The parade’s iconic character-themed balloons were not there the first few years, instead debuting at the 1927 Macy’s Thanksgiving Day Parade. The massive balloons represent different pop culture figures each year, with some repeats being attributed to their enduring cultural significance. When the parade began including these balloons, there was even a balloon race involved!

This race was the result of the manufacturers not knowing how to dispose of the balloons, instead releasing them to the atmosphere and letting them float up until they exploded on their own. Audience members were then encouraged to locate the released balloons, offering a reward of $100 for the recovered balloons.

17. The Flagship Store Wasn’t Built Until 1902

Despite the success of the original Macy’s location since 1858, the location that we know and love as the Herald Square “flagship location” was not constructed until 1902. This was because it became more lucrative during the previous decades to be closer to midtown Manhattan, giving the company more of an incentive to build more uptown than the previous location, settling on a location at the intersection of 34th St and Broadway.

18. The New Flagship Location Was So Far From The Previous One, They Had To Provide Transportation

Because the Herald Square location was such a large distance from the one in downtown Manhattan, Macy’s provided transportation so people could travel from one store to another. In this instance, the transportation provided ended up being a steam wagonette! Through this service, customers could finally travel easily between the two stores, not having to walk the 20 blocks in-between each location.

19. Macy’s Herald Square Location Hosts 20 Million People Each Year

For those visiting New York City, it’s no doubt that the flagship Macy’s at Herald Square is a must-do for any tourist. Especially around the holidays, the store becomes incredibly crowded to make way for thousands of people to pour through its doors each day, looking for the best deals and holiday gifts they can find.

It also becomes crowded before the holidays are in full swing due to the Thanksgiving Day Parade, so you’re probably thinking that it makes sense that hundreds of thousands of people would visit the flagship Macy’s location per year, right? Well, what if we told you it wasn’t 500,000 people, but instead 20 million who visit the location on an annual basis? This is a number that can only happen in a tourist destination like New York City, as there is no other store that has numbers quite like that.

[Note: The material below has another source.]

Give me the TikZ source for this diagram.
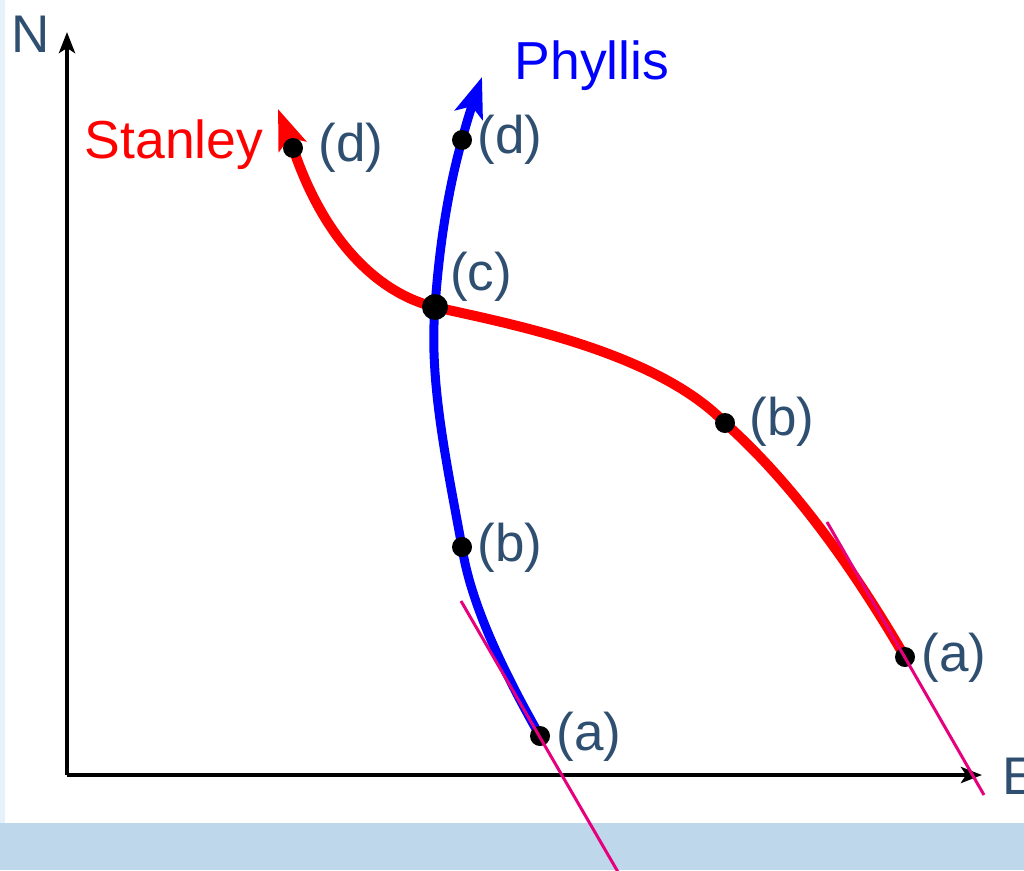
\documentclass[tikz,border=0pt]{standalone}
\usepackage{fontspec}
\setmainfont{Liberation Sans}
\usetikzlibrary{arrows.meta}
\definecolor{stripblue}{RGB}{191,215,234}
\definecolor{edgeblue}{RGB}{230,241,250}
\definecolor{labcol}{RGB}{47,79,112}
\definecolor{tangpink}{RGB}{230,0,126}
\definecolor{phblue}{RGB}{0,0,255}
\definecolor{stred}{RGB}{255,0,0}
\tikzset{
  axisline/.style={line width=4pt,-{Stealth[length=21pt,width=16pt,inset=5pt]}},
  curveline/.style={line width=#1,-{Stealth[length=40pt,width=29pt,inset=9pt]}},
  dotnode/.style={circle,fill=black,inner sep=0pt,minimum size=20pt},
  bigdot/.style={circle,fill=black,inner sep=0pt,minimum size=26pt},
  lab/.style={text=labcol,font=\fontsize{53}{60}\selectfont,inner sep=0pt},
  titletext/.style={font=\fontsize{53.5}{60}\selectfont,inner sep=0pt},
  tangent/.style={draw=tangpink,line width=3pt},
}
\begin{document}
\begin{tikzpicture}[x=1pt,y=-1pt]
\useasboundingbox (0,0) rectangle (1024,870);
\clip (0,0) rectangle (1024,870);
\fill[edgeblue] (0,0) rectangle (4.5,823);
\fill[stripblue] (0,823) rectangle (1024,870);
% axes
\coordinate (O) at (67,775);
\coordinate (Ntip) at (67,32);
\coordinate (Etip) at (982,775);
\draw[axisline] (O) -- (Ntip);
\draw[axisline] (O) -- (Etip);
\node[lab] (N) at (31,34) {N};
\node[lab,anchor=west] (E) at (1002,776) {E};
% points
\coordinate (pa) at (540,736);
\coordinate (pb) at (462,547);
\coordinate (c) at (435,307);
\coordinate (pd) at (462,140);
\coordinate (ptip) at (482,77);
\coordinate (sa) at (905,657);
\coordinate (sb) at (725,423);
\coordinate (sd) at (293,148);
\coordinate (stip) at (278,109);
% Phyllis curve
\draw[phblue,curveline=9pt] (pa) .. controls (500,666) and (470,600) .. (pb)
  .. controls (446,460) and (429,380) .. (c)
  .. controls (441,220) and (455,165) .. (pd)
  .. controls (467,120) and (474,100) .. (ptip);
% Stanley curve
\draw[stred,curveline=10pt] (sa) .. controls (860,580) and (800,490) .. (sb)
  .. controls (655,350) and (500,322) .. (c)
  .. controls (380,294) and (325,243) .. (sd)
  -- (stip);
% dots
\node[dotnode] (dpa) at (pa) {};
\node[dotnode] (dpb) at (pb) {};
\node[bigdot] (dc) at (c) {};
\node[dotnode] (dpd) at (pd) {};
\node[dotnode] (dsa) at (sa) {};
\node[dotnode] (dsb) at (sb) {};
\node[dotnode] (dsd) at (sd) {};
% tangent lines
\coordinate (t1a) at (461,601);
\coordinate (t1b) at (618,872);
\coordinate (t2a) at (827,522);
\coordinate (t2b) at (984,795);
\draw[tangent] (t1a) -- (t1b);
\draw[tangent] (t2a) -- (t2b);
% labels
\node[lab] (lsd) at (351,148) {(d)};
\node[lab] (lpd) at (510,140) {(d)};
\node[lab] (lc) at (481,277) {(c)};
\node[lab] (lsb) at (782,422) {(b)};
\node[lab] (lpb) at (510,548) {(b)};
\node[lab] (lpa) at (589,737) {(a)};
\node[lab] (lsa) at (954,658) {(a)};
\node[titletext,text=stred] (stan) at (174,145) {Stanley};
\node[titletext,text=phblue] (phyl) at (592,66) {Phyllis};
\end{tikzpicture}
\end{document}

20. The Flagship Macy’s Location Was Added To The National Register Of Historic Places

In 1978, the department store would make history by being added to the USA’s National Register of Historic Places being specified as a National Historic Landmark. This new classification would help the store solidify its cultural status, helping it represent not just a worldwide department store, but an icon of American culture.